To do:
Set the lines down again exactly, first line through the line that contains "from matplotlib.ticker import", with no pictures.
*** Entries supplied ***
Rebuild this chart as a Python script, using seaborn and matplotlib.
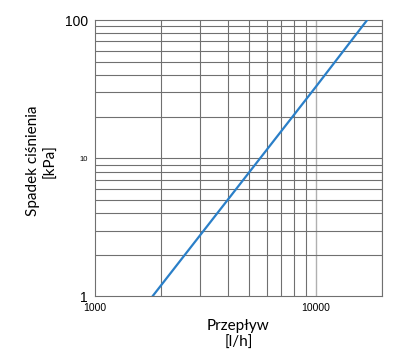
import numpy as np
import matplotlib
matplotlib.use("Agg")
import matplotlib.pyplot as plt
import seaborn as sns
import pandas as pd
from matplotlib.ticker import FixedLocator, NullFormatter

# Flow [l/h] vs pressure drop [kPa]
flow = [1820, 10000, 17130]
dp = [1.0, 32.7, 100.0]
x_ticks = [1000, 10000]
x_labels = ["1000", "10000"]
y_ticks = [1, 10, 100]
y_labels = ["1", "10", "100"]

sns.set_style("white")
plt.rcParams['font.family'] = ['Lato', 'DejaVu Sans']
plt.rcParams['text.color'] = 'black'
plt.rcParams['axes.labelcolor'] = 'black'

df = pd.DataFrame({"Przepływ": flow, "Spadek": dp})

fig = plt.figure(figsize=(4, 3.64), dpi=100)
ax = fig.add_axes([0.2375, 0.1855, 0.7175, 0.7595])

ax.set_xscale("log")
ax.set_yscale("log")
ax.set_xlim(1000, 20000)
ax.set_ylim(1, 100)

xminor = [2000, 3000, 4000, 5000, 6000, 7000, 8000, 9000, 20000]
yminor = [2, 3, 4, 5, 6, 7, 8, 9, 20, 30, 40, 50, 60, 70, 80, 90]
for xv in xminor:
    ax.axvline(xv, color="#707070", lw=0.8, zorder=1)
ax.axvline(10000, color="#b0b0b0", lw=1.0, zorder=1)
for yv in yminor + [10]:
    ax.axhline(yv, color="#707070", lw=0.8, zorder=1)

sns.lineplot(data=df, x="Przepływ", y="Spadek", ax=ax, color="#2a7fc8", lw=1.6, zorder=3)

ax.xaxis.set_major_locator(FixedLocator(x_ticks))
ax.set_xticklabels(x_labels, fontsize=7.5, family=['Liberation Sans', 'DejaVu Sans'])
ax.xaxis.set_minor_formatter(NullFormatter())
ax.yaxis.set_major_locator(FixedLocator(y_ticks))
ax.set_yticklabels(y_labels, family=['Liberation Sans', 'DejaVu Sans'])
for lab, fs in zip(ax.get_yticklabels(), [10, 5.5, 10]):
    lab.set_fontsize(fs)
ax.yaxis.set_minor_formatter(NullFormatter())
ax.tick_params(axis="y", which="both", length=3, width=0.6, color="#707070", pad=2, labelcolor="black")
ax.tick_params(axis="x", which="both", length=0, pad=5, labelcolor="black")

for s in ax.spines.values():
    s.set_color("#707070")
    s.set_linewidth(0.8)

ax.set_xlabel("Przepływ\n[l/h]", fontsize=11, labelpad=4, linespacing=1.3)
ax.set_ylabel("Spadek ciśnienia\n[kPa]", fontsize=11, linespacing=1.3)
ax.yaxis.set_label_coords(-0.13, 0.49)

fig.savefig("out.png", dpi=100)
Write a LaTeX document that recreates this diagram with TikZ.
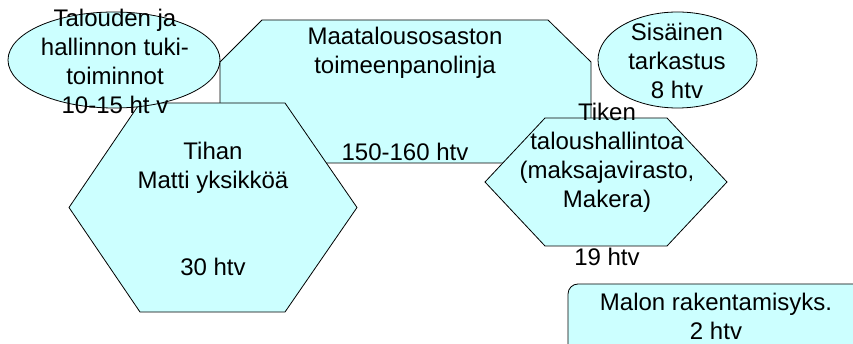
\documentclass[tikz,border=0pt]{standalone}
\usepackage{fontspec}
\setmainfont{Liberation Sans}
\definecolor{boxfill}{HTML}{CCFFFF}
\tikzset{
  shapebox/.style={draw=black, fill=boxfill, line width=0.8pt, line join=miter},
  lbl/.style={inner sep=0pt, align=center, font=\fontsize{24}{29}\selectfont, text=black},
}
\begin{document}
\begin{tikzpicture}[x=1pt,y=-1pt]
\useasboundingbox (0,0) rectangle (853,344);
\clip (0,0) rectangle (853,344);
% octagon
\draw[shapebox] (220,62) -- (262,20) -- (548,20) -- (591,62) -- (591,121) -- (548,163) -- (262,163) -- (220,121) -- cycle;
% Tihan hexagon
\draw[shapebox] (140,103) -- (285,103) -- (357,207.5) -- (285,312) -- (140,312) -- (69,207.5) -- cycle;
% Talouden ellipse
\draw[shapebox] (114,60) ellipse [x radius=106, y radius=48];
% Sisainen ellipse
\draw[shapebox] (677.5,60) ellipse [x radius=79.5, y radius=48];
% Tiken hexagon
\draw[shapebox] (545,118) -- (667,118) -- (727,182) -- (667,246) -- (545,246) -- (485,182) -- cycle;
% Malon rounded rectangle
\draw[shapebox, rounded corners=10pt] (568,284) rectangle (880,365);
% texts
\node[lbl] (talous) at (115,61.5) {Talouden ja\\hallinnon tuki-\\toiminnot\\10-15 ht v};
\node[lbl] (maatalous) at (405,93.5) {Maatalousosaston\\toimeenpanolinja\\[58pt]150-160 htv};
\node[lbl] (sisainen) at (677,61) {Sisäinen\\tarkastus\\8 htv};
\node[lbl] (tihan) at (213,209) {Tihan\\Matti yksikköä\\[58pt]30 htv};
\node[lbl] (tiken) at (607,184) {Tiken\\taloushallintoa\\(maksajavirasto,\\Makera)\\[29pt]19 htv};
\node[lbl] (malon) at (716,316) {Malon rakentamisyks.\\2 htv};
\end{tikzpicture}
\end{document}
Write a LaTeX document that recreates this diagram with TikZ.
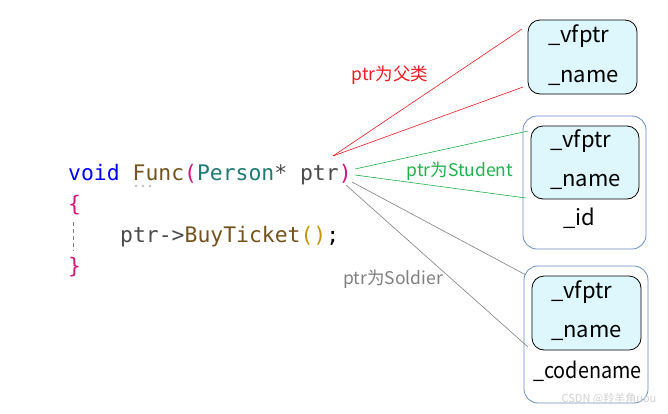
\documentclass[tikz,border=0pt]{standalone}
\usepackage{fontspec}
\newfontfamily\cjk{Noto Sans CJK SC}
\newfontfamily\codefont{DejaVu Sans Mono}
\definecolor{kwblue}{HTML}{0000FF}
\definecolor{fnbrown}{HTML}{74531F}
\definecolor{brmag}{HTML}{D0157A}
\definecolor{typeteal}{HTML}{1F7A72}
\definecolor{vargray}{HTML}{4A4A4A}
\definecolor{pargold}{HTML}{C8960A}
\definecolor{lblred}{HTML}{ED1C24}
\definecolor{lblgreen}{HTML}{22B14C}
\definecolor{lblgray}{HTML}{808080}
\definecolor{outerblue}{HTML}{6C8EBF}
\definecolor{innerfill}{HTML}{DDF7FD}
\begin{document}
\begin{tikzpicture}[x=1pt,y=-1pt,
  code/.style={font=\codefont\fontsize{21.4}{24}\selectfont, anchor=base west, inner sep=0pt},
  field/.style={font=\cjk\fontsize{22}{26}\selectfont, anchor=base west, inner sep=0pt},
  lbl/.style={font=\cjk\fontsize{17.5}{20}\selectfont, inner sep=0pt},
  objbox/.style={draw=black, line width=0.8pt, fill=innerfill, rounded corners=12pt},
  outerbox/.style={draw=outerblue, line width=0.8pt, rounded corners=14pt},
  conn/.style={line width=0.6pt}]
\useasboundingbox (0,0) rectangle (668,413);
\fill[white] (0,0) rectangle (668,413);

% code
\node[code] (l1) at (68,180) {\textcolor{kwblue}{void} \textcolor{fnbrown}{Func}\textcolor{brmag}{(}\textcolor{typeteal}{Person}\textcolor{vargray}{*} \textcolor{vargray}{ptr}\textcolor{brmag}{)}};
\node[code] (l2) at (68,211) {\textcolor{brmag}{\{}};
\node[code] (l3) at (120,242) {\textcolor{vargray}{ptr->}\textcolor{fnbrown}{BuyTicket}\textcolor{pargold}{()};};
\node[code] (l4) at (68,273) {\textcolor{brmag}{\}}};
\draw[gray, line width=1pt, dash pattern=on 4pt off 3pt] (73,222) -- (73,251);
\foreach \dx in {136,143,150} \fill[lightgray] (\dx,186) circle (1.3pt);

% boxes
\node[objbox, minimum width=109pt, minimum height=74pt] (person) at (582.5,57) {};
\node[field] (p1) at (548,42) {\_vfptr};
\node[field] (p2) at (548,82) {\_name};

\node[outerbox, minimum width=123pt, minimum height=133pt] (student) at (584.5,182.5) {};
\node[objbox, minimum width=108pt, minimum height=73pt] (studentin) at (585,162.5) {};
\node[field] (s1) at (550,147) {\_vfptr};
\node[field] (s2) at (550,186) {\_name};
\node[field] (s3) at (563,225) {\_id};

\node[outerbox, minimum width=124pt, minimum height=137pt] (soldier) at (586,334.5) {};
\node[objbox, minimum width=109pt, minimum height=74pt] (soldierin) at (586.5,313) {};
\node[field] (d1) at (551,298) {\_vfptr};
\node[field] (d2) at (551,337) {\_name};
\node[field] (d3) at (533,378) {\scalebox{0.9}[1]{\_codename}};

% connector endpoints
\coordinate (r0) at (333,156);
\coordinate (r1) at (522,29);
\coordinate (r2) at (523,87);
\coordinate (g0) at (355,169);
\coordinate (g0b) at (355,175);
\coordinate (g1) at (528,131);
\coordinate (g2) at (526,198);
\coordinate (k0) at (352,182);
\coordinate (k0b) at (346,185);
\coordinate (k1) at (526,275);
\coordinate (k2) at (528,347);

\draw[conn, lblred] (r0) -- (r1);
\draw[conn, lblred] (r0) -- (r2);
\draw[conn, lblgreen] (g0) -- (g1);
\draw[conn, lblgreen] (g0b) -- (g2);
\draw[conn, gray] (k0) -- (k1);
\draw[conn, gray] (k0b) -- (k2);

\node[lbl, text=lblred] (lp) at (390,75) {ptr为父类};
\node[lbl, text=lblgreen] (ls) at (460,171) {ptr为Student};
\node[lbl, text=lblgray] (ld) at (393,279) {ptr为Soldier};

\node[font=\cjk\fontsize{11}{13}\selectfont, text=black!18, inner sep=0pt] (wm) at (609,399) {CSDN @羚羊角uou};
\end{tikzpicture}
\end{document}
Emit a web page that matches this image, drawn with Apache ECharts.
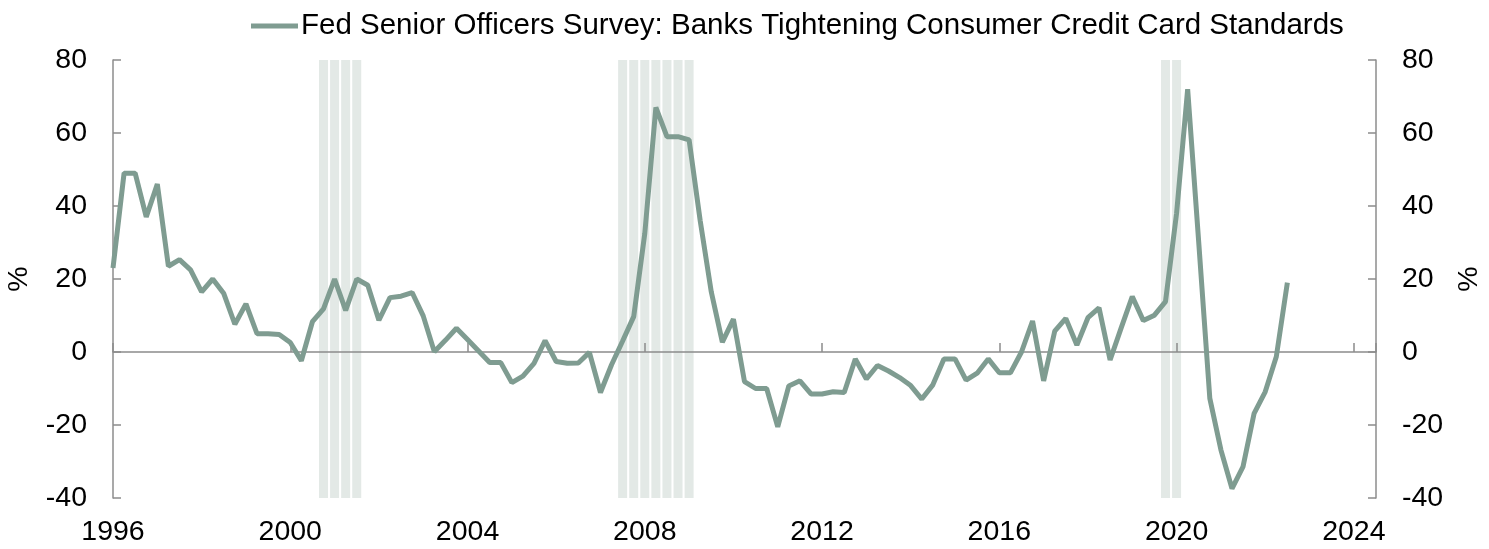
<!DOCTYPE html>
<html>
<head>
<meta charset="utf-8">
<script src="https://cdn.jsdelivr.net/npm/echarts@6/dist/echarts.min.js"></script>
<style>
  html, body { margin: 0; padding: 0; background: #fff; }
  #chart { width: 1489px; height: 549px; }
</style>
</head>
<body>
<div id="chart"></div>
<script>
const seriesName = 'Fed Senior Officers Survey: Banks Tightening Consumer Credit Card Standards'
const startYear = 1996 // first observation is 1996Q1, quarterly

// net % of banks tightening, one value per quarter from 1996Q1 to 2022Q3
const tightening = [
  23, 49, 49, 37, 46, 23.5, 25.3, 22.5, 16.5, 20, 16, 7.6, 13.2, 5, 5, 4.8,
  2.6, -2.4, 8.3, 11.8, 20, 11.4, 20, 18.3, 8.7, 14.9, 15.3, 16.3, 9.9, 0.1, 3.2, 6.5,
  3.4, 0.3, -2.9, -2.9, -8.4, -6.6, -3.1, 3.1, -2.6, -3.1, -3, -0.1, -11.1, -3.5, 3, 9.7,
  32.5, 67, 59, 59, 58.1, 36, 16.5, 2.7, 9, -8.1, -10, -10, -20.5, -9.3, -7.9, -11.5,
  -11.5, -10.9, -11.1, -1.9, -7.4, -3.7, -5.2, -7, -9.2, -12.9, -9, -1.9, -1.9, -7.7, -5.8, -1.9,
  -5.7, -5.7, 0, 8.5, -7.9, 5.7, 9.2, 1.9, 9.4, 12.1, -2.2, 6.6, 15.2, 8.6, 10.1, 13.8,
  38, 72, 30, -12.7, -26.8, -37.4, -31.4, -16.8, -10.9, -1.3, 19
]

// shaded recession quarters
const recessionQuarters = [
  '2000Q4', '2001Q1', '2001Q2', '2001Q3',
  '2007Q3', '2007Q4', '2008Q1', '2008Q2', '2008Q3', '2008Q4', '2009Q1',
  '2019Q4', '2020Q1'
]

const yTicks = [-40, -20, 0, 20, 40, 60, 80]
const xTickYears = [1996, 2000, 2004, 2008, 2012, 2016, 2020, 2024]

function quarterToX(q) {
  return Number(q.slice(0, 4)) + (Number(q.slice(5)) - 1) / 4
}

const lineData = tightening.map((v, i) => [startYear + i / 4, v])
const recessionData = recessionQuarters.map(q => [quarterToX(q), 1])

const font = 'Liberation Sans, Arial, sans-serif'
const axisGrey = '#8c8c8c'
const lineColor = '#7f9c91'
const labelSize = 28.5

const chart = echarts.init(document.getElementById('chart'))

const xBase = {
  type: 'value',
  min: xTickYears[0],
  max: 2024.5,
  interval: 4,
  splitLine: { show: false }
}

const yBase = {
  type: 'value',
  min: yTicks[0],
  max: yTicks[yTicks.length - 1],
  interval: 20,
  splitLine: { show: false },
  axisLine: { show: true, onZero: false, lineStyle: { color: axisGrey, width: 1.5 } },
  axisTick: { show: true, inside: true, length: 8, lineStyle: { color: axisGrey, width: 1.5 } },
  axisLabel: { color: '#000', fontSize: labelSize, fontFamily: font, margin: 26 },
  name: '%',
  nameLocation: 'middle',
  nameRotate: 90,
  nameGap: 79,
  nameTextStyle: { color: '#000', fontSize: labelSize, fontFamily: font }
}

chart.setOption({
  animation: false,
  backgroundColor: '#fff',
  legend: {
    data: [seriesName],
    left: 246,
    top: 6,
    itemWidth: 47,
    itemHeight: 5,
    itemGap: 10,
    icon: 'rect',
    textStyle: { color: '#000', fontSize: 29.5, fontFamily: font, padding: [0, 0, 0, -2] }
  },
  grid: { left: 113, right: 113, top: 60, bottom: 51, containLabel: false, outerBoundsMode: 'none' },
  xAxis: [
    Object.assign({}, xBase, {
      z: 3,
      axisLine: { show: true, onZero: true, onZeroAxisIndex: 0, lineStyle: { color: axisGrey, width: 1.5 } },
      axisTick: { show: true, inside: true, length: 9, lineStyle: { color: axisGrey, width: 1.5 } },
      axisLabel: { show: false }
    }),
    Object.assign({}, xBase, {
      position: 'bottom',
      axisLine: { show: false, onZero: false },
      axisTick: { show: false },
      axisLabel: {
        color: '#000',
        fontSize: labelSize,
        fontFamily: font,
        margin: 20,
        formatter: v => (xTickYears.indexOf(v) >= 0 ? String(v) : '')
      }
    })
  ],
  yAxis: [
    Object.assign({}, yBase, { position: 'left' }),
    Object.assign({}, yBase, { position: 'right' }),
    { type: 'value', min: 0, max: 1, show: false }
  ],
  series: [
    {
      name: 'Recession',
      type: 'bar',
      xAxisIndex: 0,
      yAxisIndex: 2,
      barWidth: 9,
      z: 1,
      itemStyle: { color: '#e3e9e6' },
      data: recessionData
    },
    {
      name: seriesName,
      type: 'line',
      xAxisIndex: 0,
      yAxisIndex: 0,
      z: 4,
      showSymbol: false,
      lineStyle: { color: lineColor, width: 5 },
      itemStyle: { color: lineColor },
      data: lineData
    }
  ]
})
</script>
</body>
</html>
***
Result of the exercise:
Rebuild this chart as a Python script, using seaborn and matplotlib.
import numpy as np
import matplotlib
matplotlib.use("Agg")
import matplotlib.pyplot as plt
import seaborn as sns
import pandas as pd
from matplotlib.ticker import FixedLocator, NullFormatter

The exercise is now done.